● GIVEN EXERCISE
Locate every line in the records below that contains the word "this", and copy each one.

● Dataset entries

────────────────────

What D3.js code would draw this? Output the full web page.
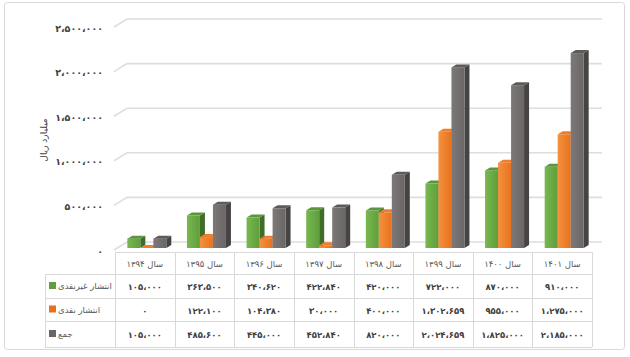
<!DOCTYPE html>
<html><head><meta charset="utf-8">
<script src="https://cdn.jsdelivr.net/npm/d3@7"></script>
<style>body{margin:0;background:#fff}svg{display:block}text{font-family:"DejaVu Sans",sans-serif}</style>
</head><body><svg id="c" width="630" height="357"></svg>
<script>
const categories = ["سال ۱۳۹۴","سال ۱۳۹۵","سال ۱۳۹۶","سال ۱۳۹۷","سال ۱۳۹۸","سال ۱۳۹۹","سال ۱۴۰۰","سال ۱۴۰۱"];
const nonCash = [105000, 363500, 340620, 422840, 420000, 722000, 870000, 910000];
const cash = [0, 122100, 104380, 30000, 400000, 1302659, 955000, 1275000];
const total = [105000, 485600, 445000, 452840, 820000, 2024659, 1825000, 2185000];
const seriesNames = ["انتشار غیرنقدی", "انتشار نقدی", "جمع"];
const yTicks = [0, 500000, 1000000, 1500000, 2000000, 2500000];
const yTitle = "میلیارد ریال";

const series = [nonCash, cash, total];
const colors = [
  {a:"#78b84f", b:"#5f9e3b", side:"#3f6d27", top:"#5a963a"},
  {a:"#f4923f", b:"#e8711d", side:"#b5531a", top:"#ef7e2c"},
  {a:"#7d7979", b:"#6a6666", side:"#464343", top:"#5e5a5a"}
];
const fa = s => String(s).replace(/\d/g, d => "۰۱۲۳۴۵۶۷۸۹"[d]);
const fmt = v => fa(d3.format(",")(v)).replace(/,/g, "،");

const svg = d3.select("#c");
const defs = svg.append("defs");
colors.forEach((c,i)=>{
  const g = defs.append("linearGradient").attr("id","g"+i).attr("x1","0").attr("x2","1").attr("y1","0").attr("y2","0");
  g.append("stop").attr("offset","0").attr("stop-color",c.a);
  g.append("stop").attr("offset","1").attr("stop-color",c.b);
});

svg.append("rect").attr("x",4.5).attr("y",2.5).attr("width",620).attr("height",347).attr("rx",3)
  .attr("fill","#fff").attr("stroke","#d9d9d9");

const x = d3.scaleBand().domain(categories).range([115, 592]);
const y = d3.scaleLinear().domain([0, 2500000]).range([248, 25]);
const wx = 13, wy = -8, bw = 13, dx = 5, dy = -3;

// gridlines
yTicks.forEach(v=>{
  const yf = y(v);
  svg.append("path").attr("d", `M114,${yf+2}L${114+wx},${yf+2+wy}L602,${yf+2+wy}`)
    .attr("fill","none").attr("stroke","#dedede").attr("stroke-width",1.6);
  svg.append("text").attr("x",103).attr("y",yf+3).attr("text-anchor","end").attr("dominant-baseline","central")
    .attr("font-size",9.5).attr("font-weight","bold").attr("fill","#404040").attr("letter-spacing",0.6).text(fmt(v));
});

svg.append("text").attr("transform","translate(44,140) rotate(-90)").attr("text-anchor","middle")
  .attr("dominant-baseline","central").attr("font-size",9).attr("fill","#404040").text(yTitle);

// bars
categories.forEach((c,ci)=>{
  const cx = x(c) + x.bandwidth()/2 + 2;
  series.forEach((s,si)=>{
    const x0 = cx - 1.5*bw + si*bw, x1 = x0 + bw;
    const yt = y(s[ci]), yb = y(0);
    const col = colors[si];
    svg.append("path").attr("d",`M${x1},${yt}L${x1+dx},${yt+dy}L${x1+dx},${yb+dy}L${x1},${yb}Z`).attr("fill",col.side);
    svg.append("rect").attr("x",x0).attr("y",yt).attr("width",bw).attr("height",yb-yt).attr("fill",`url(#g${si})`);
    svg.append("path").attr("d",`M${x0},${yt}L${x1},${yt}L${x1+dx},${yt+dy}L${x0+dx},${yt+dy}Z`).attr("fill",col.top);
  });
});

// data table
const rowY = [252, 274, 298, 321, 347];
const tl = "#d9d9d9";
const g = svg.append("g").attr("stroke",tl).attr("stroke-width",1).attr("fill","none");
const xs = categories.map(c=>x(c)).concat([x.range()[1]]);
g.append("line").attr("x1",115).attr("x2",592).attr("y1",rowY[0]+0.5).attr("y2",rowY[0]+0.5);
for (let r=1;r<rowY.length;r++) g.append("line").attr("x1",45).attr("x2",592).attr("y1",rowY[r]+0.5).attr("y2",rowY[r]+0.5);
xs.forEach(xv=>g.append("line").attr("x1",Math.round(xv)+0.5).attr("x2",Math.round(xv)+0.5).attr("y1",rowY[0]).attr("y2",rowY[4]));
g.append("line").attr("x1",45.5).attr("x2",45.5).attr("y1",rowY[1]).attr("y2",rowY[4]);

categories.forEach(c=>{
  svg.append("text").attr("x",x(c)+x.bandwidth()/2).attr("y",(rowY[0]+rowY[1])/2+1).attr("text-anchor","middle")
    .attr("dominant-baseline","central").attr("font-size",8.5).attr("fill","#595959").attr("direction","rtl").text(c);
});
series.forEach((s,si)=>{
  const yc = (rowY[si+1]+rowY[si+2])/2 + 1;
  s.forEach((v,ci)=>{
    svg.append("text").attr("x",x(categories[ci])+x.bandwidth()/2).attr("y",yc).attr("text-anchor","middle")
      .attr("dominant-baseline","central").attr("font-size",8.5).attr("font-weight","bold").attr("fill","#404040").text(fmt(v));
  });
  svg.append("rect").attr("x",49).attr("y",yc-5).attr("width",7).attr("height",7).attr("fill",colors[si].b);
  svg.append("text").attr("x",58).attr("y",yc-1).attr("text-anchor","start").attr("dominant-baseline","central")
    .attr("font-size",8.5).attr("fill","#595959").attr("direction","ltr").text(seriesNames[si]);
});
</script></body></html>
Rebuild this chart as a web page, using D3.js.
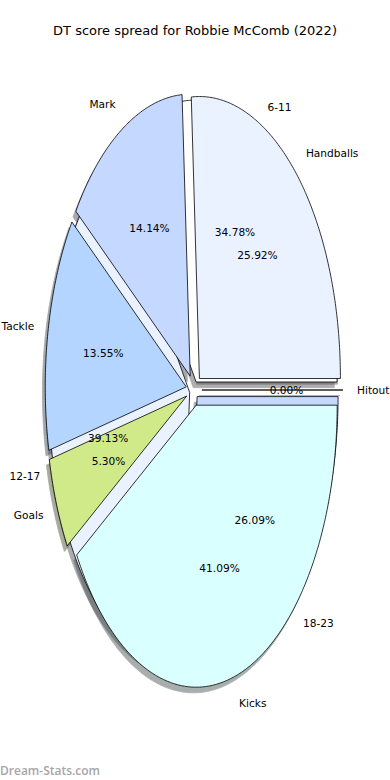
<!DOCTYPE html>
<html>
<head>
<meta charset="utf-8">
<script src="https://cdn.jsdelivr.net/npm/d3@7"></script>
<style>
  body { margin: 0; background: #fff; }
  text { font-family: "DejaVu Sans", sans-serif; fill: #000; }
</style>
</head>
<body>
<div id="chart"></div>
<script>
// stat categories (outer pie) and score bands (inner pie), percentages
const statLabels = ['Handballs', 'Mark', 'Tackle', 'Goals', 'Kicks', 'Hitout'];
const statValues = [25.92, 14.14, 13.55, 5.30, 41.09, 0.00];
const statColors = ['#eaf1ff', '#c5d8ff', '#b3d5ff', '#d0ea8a', '#d9ffff', '#c5d8ff'];

const bandLabels = ['6-11', '12-17', '18-23'];
const bandValues = [34.78, 39.13, 26.09];
const bandColors = ['#ffffff', '#eaf1ff', '#c5d8ff'];

const width = 390, height = 780;
const cx = 194, cy = 390, rx = 141, ry = 282;

const svg = d3.select('#chart')
    .append('svg')
    .attr('width', width)
    .attr('height', height);

// unit circle -> stretched ellipse (axes aspect is not equal)
const x = d3.scaleLinear().domain([-1, 1]).range([cx - rx, cx + rx]);
const y = d3.scaleLinear().domain([-1, 1]).range([cy + ry, cy - ry]);

// angles counterclockwise from 3 o'clock, like matplotlib
const pie = d3.pie().sort(null).value(d => d).startAngle(0).endAngle(2 * Math.PI);

const line = d3.line().x(p => x(p[0])).y(p => y(p[1]));

function wedgePath(d, explode, sx, sy) {
    const m = (d.startAngle + d.endAngle) / 2;
    const ox = explode * Math.cos(m) + sx;
    const oy = explode * Math.sin(m) + sy;
    const n = Math.max(1, Math.ceil((d.endAngle - d.startAngle) / 0.01));
    const pts = [[ox, oy]];
    for (let i = 0; i <= n; i++) {
        const t = d.startAngle + (d.endAngle - d.startAngle) * i / n;
        pts.push([ox + Math.cos(t), oy + Math.sin(t)]);
    }
    return line(pts) + 'Z';
}

function shadowColor(c) {
    const r = d3.rgb(c);
    return d3.rgb(r.r * 0.3, r.g * 0.3, r.b * 0.3).toString();
}

const inner = pie(bandValues).map((d, i) => ({...d, label: bandLabels[i], color: bandColors[i], explode: 0.032}));
const outer = pie(statValues).map((d, i) => ({...d, label: statLabels[i], color: statColors[i], explode: 0.056}));
const all = inner.concat(outer);

// shadows sit under every wedge
svg.append('g').selectAll('path')
    .data(all)
    .enter().append('path')
    .attr('d', d => wedgePath(d, d.explode, -0.02, -0.02))
    .attr('fill', d => shadowColor(d.color))
    .attr('stroke', d => shadowColor(d.color))
    .attr('stroke-width', 0.8)
    .attr('opacity', 0.45);

svg.append('g').selectAll('path')
    .data(all)
    .enter().append('path')
    .attr('d', d => wedgePath(d, d.explode, 0, 0))
    .attr('fill', d => d.color)
    .attr('stroke', '#000')
    .attr('stroke-width', 0.8)
    .attr('stroke-linejoin', 'miter');

const pct = d3.format('.2f');

// category labels outside, percentages inside
all.forEach(d => {
    const m = (d.startAngle + d.endAngle) / 2;
    const c = Math.cos(m), s = Math.sin(m);
    const lr = 1.1 + d.explode;
    svg.append('text')
        .attr('x', x(lr * c))
        .attr('y', y(lr * s))
        .attr('text-anchor', c >= 0 ? 'start' : 'end')
        .attr('dominant-baseline', 'central')
        .style('font-size', '10.6px')
        .text(d.label);
    const pr = 0.6 + d.explode;
    svg.append('text')
        .attr('x', x(pr * c))
        .attr('y', y(pr * s))
        .attr('text-anchor', 'middle')
        .attr('dominant-baseline', 'central')
        .style('font-size', '10.6px')
        .text(pct(d.value) + '%');
});

svg.append('text')
    .attr('x', width / 2)
    .attr('y', 30)
    .attr('text-anchor', 'middle')
    .attr('dominant-baseline', 'central')
    .style('font-size', '13px')
    .text('DT score spread for Robbie McComb (2022)');

svg.append('text')
    .attr('x', 0)
    .attr('y', 770)
    .attr('dominant-baseline', 'central')
    .style('font-family', '"Open Sans", sans-serif')
    .style('font-weight', '600')
    .style('font-size', '12px')
    .style('fill', '#a6a6a6')
    .text('Dream-Stats.com');
</script>
</body>
</html>
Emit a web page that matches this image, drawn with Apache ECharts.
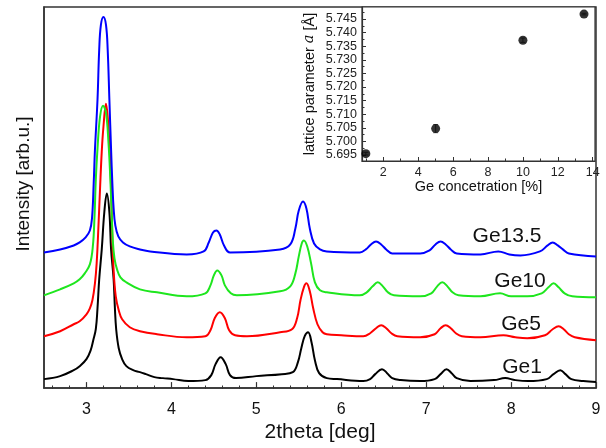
<!DOCTYPE html>
<html><head><meta charset="utf-8">
<script src="https://cdn.jsdelivr.net/npm/echarts@6/dist/echarts.min.js"></script>
<style>html,body{margin:0;padding:0;background:#fff}#c{width:606px;height:448px}</style>
</head><body><div id="c"></div>
<script>
// ---- Main XRD data: [2theta (deg), intensity (arb.u.)] ----
const ge1 = [[2.5,9],[2.69,12],[2.85,18],[2.92,22],[3.0,29],[3.05,38],[3.08,48],[3.11,59],[3.13,80],[3.15,109],[3.18,139],[3.21,176],[3.24,195],[3.27,176],[3.29,139],[3.32,109],[3.335,80],[3.35,59],[3.38,40],[3.42,29],[3.47,22],[3.55,18],[3.63,16],[3.7,14],[3.8,11],[3.9,10],[4.02,9],[4.2,7],[4.40,8],[4.47,13],[4.52,24],[4.58,31],[4.64,24],[4.69,13],[4.76,10],[5.0,12],[5.3,14],[5.43,16],[5.49,26],[5.53,40],[5.57,52],[5.61,56],[5.65,46],[5.69,28],[5.74,15],[5.83,10],[5.95,9],[6.26,7],[6.34,9],[6.40,14],[6.48,19],[6.54,15],[6.60,10],[6.7,8],[6.93,7],[7.10,9],[7.17,14],[7.24,19],[7.30,15],[7.36,10],[7.52,7],[7.8,8],[7.93,10],[8.05,8],[8.2,7],[8.42,9],[8.50,14],[8.58,18],[8.64,14],[8.71,9],[8.85,7],[9.0,6]];
const ge5 = [[2.5,52],[2.69,57],[2.85,64],[2.92,67],[3.0,74],[3.04,80],[3.07,88],[3.10,105],[3.12,125],[3.14,160],[3.16,200],[3.18,237],[3.20,262],[3.23,285],[3.25,272],[3.27,245],[3.285,215],[3.295,185],[3.305,150],[3.32,118],[3.345,92],[3.38,78],[3.42,69],[3.51,61],[3.63,57],[3.83,54],[4.18,51],[4.40,52],[4.46,58],[4.51,70],[4.57,76],[4.63,70],[4.68,58],[4.75,53],[4.89,52],[5.28,56],[5.42,59],[5.48,70],[5.52,88],[5.56,101],[5.59,105],[5.63,97],[5.67,80],[5.72,64],[5.78,56],[5.83,54],[6.0,53],[6.26,52],[6.34,55],[6.41,60],[6.47,63],[6.53,60],[6.59,55],[6.66,52],[6.93,51],[7.10,54],[7.17,60],[7.23,63],[7.29,60],[7.35,55],[7.42,52],[7.64,51],[7.91,53],[8.05,51],[8.19,50],[8.40,53],[8.49,59],[8.56,62],[8.62,59],[8.68,54],[8.75,51],[9.0,48]];
const ge10 = [[2.5,93],[2.69,99],[2.85,105],[2.92,109],[2.98,115],[3.04,124],[3.075,142],[3.095,172],[3.11,209],[3.13,240],[3.16,272],[3.195,283],[3.23,276],[3.26,245],[3.28,212],[3.295,180],[3.31,148],[3.33,130],[3.36,119],[3.40,111],[3.47,106],[3.63,99],[3.83,96],[4.18,92],[4.40,95],[4.46,103],[4.50,113],[4.54,118],[4.59,113],[4.63,103],[4.70,95],[4.77,93],[5.28,97],[5.40,102],[5.46,115],[5.50,132],[5.535,145],[5.56,148],[5.60,142],[5.645,125],[5.69,106],[5.75,98],[5.83,96],[6.22,93],[6.30,96],[6.37,102],[6.43,106],[6.49,102],[6.55,96],[6.62,93],[6.93,92],[7.06,95],[7.13,102],[7.19,106],[7.25,102],[7.31,96],[7.38,93],[7.64,92],[7.87,95],[8.0,92],[8.19,92],[8.36,95],[8.44,101],[8.50,105],[8.56,101],[8.63,95],[8.72,92],[9.0,91]];
const ge135 = [[2.5,136],[2.69,139],[2.85,143],[2.92,146],[2.99,151],[3.04,158],[3.065,170],[3.085,205],[3.10,239],[3.13,289],[3.15,339],[3.17,364],[3.20,372],[3.23,364],[3.25,339],[3.27,289],[3.29,239],[3.305,205],[3.32,180],[3.34,163],[3.375,152],[3.43,146],[3.51,142],[3.63,139],[3.75,137],[4.18,134],[4.38,137],[4.44,146],[4.49,156],[4.53,158],[4.57,154],[4.62,143],[4.69,136],[5.28,139],[5.40,144],[5.46,160],[5.50,178],[5.55,187],[5.59,180],[5.63,160],[5.68,145],[5.75,139],[5.83,137],[6.22,136],[6.29,139],[6.35,144],[6.41,147],[6.47,144],[6.53,139],[6.60,135],[6.93,135],[7.04,138],[7.11,144],[7.17,147],[7.23,144],[7.29,139],[7.36,135],[7.64,134],[7.85,137],[7.98,134],[8.11,133],[8.34,137],[8.43,143],[8.49,146],[8.55,143],[8.61,139],[8.68,135],[9.0,132]];
const seriesNames = ['Ge1','Ge5','Ge10','Ge13.5'];
const xMajor = [3,4,5,6,7,8,9];
const xMinor = [2.6,2.8,3.2,3.4,3.6,3.8,4.2,4.4,4.6,4.8,5.2,5.4,5.6,5.8,6.2,6.4,6.6,6.8,7.2,7.4,7.6,7.8,8.2,8.4,8.6,8.8];

// ---- Inset data ----
const geConc = [1, 5, 10, 13.5];
const latticeA = [5.6955, 5.7047, 5.7372, 5.7468];
const latticeErr = [0.0005, 0.0015, 0.0008, 0.0003];
const insetXMajor = [2,4,6,8,10,12,14];
const insetXMinor = [1,3,5,7,9,11,13];
const insetYMajor = [5.695,5.700,5.705,5.710,5.715,5.720,5.725,5.730,5.735,5.740,5.745];
const insetYMinor = [5.6975,5.7025,5.7075,5.7125,5.7175,5.7225,5.7275,5.7325,5.7375,5.7425,5.7475];

const FONT = 'Liberation Sans, Arial, sans-serif';
const AX = '#333';
const chart = echarts.init(document.getElementById('c'));

const mainGrid = {left:44, top:7, right:10, bottom:59};
const insetGrid = {left:362, top:7, right:11, bottom:287};

const colors = ['#000000','#ff0000','#1ee61e','#0000ff'];
const curves = [ge1, ge5, ge10, ge135];

const option = {
  animation:false,
  backgroundColor:'#fff',
  grid:[
    Object.assign({show:true, borderColor:AX, borderWidth:1.5, backgroundColor:'transparent'}, mainGrid),
    Object.assign({show:false}, mainGrid),
    Object.assign({show:true, borderColor:AX, borderWidth:1.2, backgroundColor:'#fff', z:5}, insetGrid),
    Object.assign({show:false}, insetGrid)
  ],
  xAxis:[
    {gridIndex:0, type:'value', min:2.5, max:9,
     name:'2theta [deg]', nameLocation:'middle', nameGap:33,
     nameTextStyle:{fontFamily:FONT, fontSize:21, color:'#111'},
     axisLine:{show:true, lineStyle:{color:AX, width:1.5}},
     axisTick:{show:true, inside:true, length:6, customValues:xMajor, lineStyle:{color:AX, width:1.2}},
     axisLabel:{show:true, customValues:xMajor, margin:13, fontFamily:FONT, fontSize:16, color:'#111'},
     splitLine:{show:false}},
    {gridIndex:1, type:'value', min:2.5, max:9,
     axisLine:{show:false},
     axisTick:{show:true, inside:true, length:3.5, customValues:xMinor, lineStyle:{color:AX, width:1}},
     axisLabel:{show:false}, splitLine:{show:false}},
    {gridIndex:2, type:'value', min:0.78, max:14.13,
     name:'Ge concetration [%]', nameLocation:'middle', nameGap:16,
     nameTextStyle:{fontFamily:FONT, fontSize:14.5, color:'#111'},
     axisLine:{show:true, lineStyle:{color:AX, width:1.2}},
     axisTick:{show:true, inside:true, length:4, customValues:insetXMajor, lineStyle:{color:AX, width:1}},
     axisLabel:{show:true, customValues:insetXMajor, margin:5, fontFamily:FONT, fontSize:12.5, color:'#222'},
     splitLine:{show:false}, z:6},
    {gridIndex:3, type:'value', min:0.78, max:14.13,
     axisLine:{show:false},
     axisTick:{show:true, inside:true, length:2.5, customValues:insetXMinor, lineStyle:{color:AX, width:1}},
     axisLabel:{show:false}, splitLine:{show:false}, z:6}
  ],
  yAxis:[
    {gridIndex:0, type:'value', min:0, max:382,
     axisLine:{show:true, lineStyle:{color:AX, width:1.5}},
     axisTick:{show:false}, axisLabel:{show:false}, splitLine:{show:false}},
    {gridIndex:1, type:'value', min:0, max:382, show:false},
    {gridIndex:2, type:'value', min:5.6928, max:5.7494,
     name:'lattice parameter {i|a} [Å]', nameLocation:'middle', nameGap:45,
     nameTextStyle:{fontFamily:FONT, fontSize:14.5, color:'#111',
       rich:{i:{fontFamily:'DejaVu Serif, serif', fontStyle:'italic', fontSize:14.5, color:'#111'}}},
     axisLine:{show:true, lineStyle:{color:AX, width:1.2}},
     axisTick:{show:true, inside:true, length:4, customValues:insetYMajor, lineStyle:{color:AX, width:1}},
     axisLabel:{show:true, customValues:insetYMajor, margin:5, fontFamily:FONT, fontSize:12.5, color:'#222',
       formatter:v=>Number(v).toFixed(3)},
     splitLine:{show:false}, z:6},
    {gridIndex:3, type:'value', min:5.6928, max:5.7494,
     axisLine:{show:false},
     axisTick:{show:true, inside:true, length:2.5, customValues:insetYMinor, lineStyle:{color:AX, width:1}},
     axisLabel:{show:false}, splitLine:{show:false}, z:6}
  ],
  series: curves.map((d,i)=>({
    name:seriesNames[i], type:'line', xAxisIndex:0, yAxisIndex:0,
    data:d, showSymbol:false, smooth:0.4,
    lineStyle:{color:colors[i], width:2}, z:2+i
  })).concat([
    {type:'custom', xAxisIndex:2, yAxisIndex:2, z:7,
     data: geConc.map((c,i)=>[c, latticeA[i]-latticeErr[i], latticeA[i]+latticeErr[i]]),
     renderItem:(params, api)=>{
       const lo = api.coord([api.value(0), api.value(1)]);
       const hi = api.coord([api.value(0), api.value(2)]);
       const w = 2.5;
       return {type:'group', children:[
         {type:'line', shape:{x1:lo[0], y1:lo[1], x2:hi[0], y2:hi[1]}, style:{stroke:'#666', lineWidth:1}},
         {type:'line', shape:{x1:lo[0]-w, y1:lo[1], x2:lo[0]+w, y2:lo[1]}, style:{stroke:'#666', lineWidth:1}},
         {type:'line', shape:{x1:hi[0]-w, y1:hi[1], x2:hi[0]+w, y2:hi[1]}, style:{stroke:'#666', lineWidth:1}}
       ]};
     }},
    {type:'scatter', xAxisIndex:2, yAxisIndex:2, z:8,
     data: geConc.map((c,i)=>[c, latticeA[i]]),
     symbol:'circle', symbolSize:9, itemStyle:{color:'#000'}}
  ]),
  graphic:[
    {type:'text', x:24, y:184, rotation:Math.PI/2, style:{text:'Intensity [arb.u.]', font:'19px '+FONT, fill:'#111', textAlign:'center', textVerticalAlign:'middle'}},
    {type:'text', x:507, y:236, style:{text:seriesNames[3], font:'21px '+FONT, fill:'#111', textAlign:'center', textVerticalAlign:'middle'}},
    {type:'text', x:520, y:281, style:{text:seriesNames[2], font:'21px '+FONT, fill:'#111', textAlign:'center', textVerticalAlign:'middle'}},
    {type:'text', x:521, y:324, style:{text:seriesNames[1], font:'21px '+FONT, fill:'#111', textAlign:'center', textVerticalAlign:'middle'}},
    {type:'text', x:522, y:367, style:{text:seriesNames[0], font:'21px '+FONT, fill:'#111', textAlign:'center', textVerticalAlign:'middle'}}
  ]
};
chart.setOption(option);
</script></body></html>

────────────────────

● TASK RESPONSE
What D3.js code would draw this? Output the full web page.
Rebuild this chart as a web page, using D3.js.
Emit a web page that matches this image, drawn with Apache ECharts.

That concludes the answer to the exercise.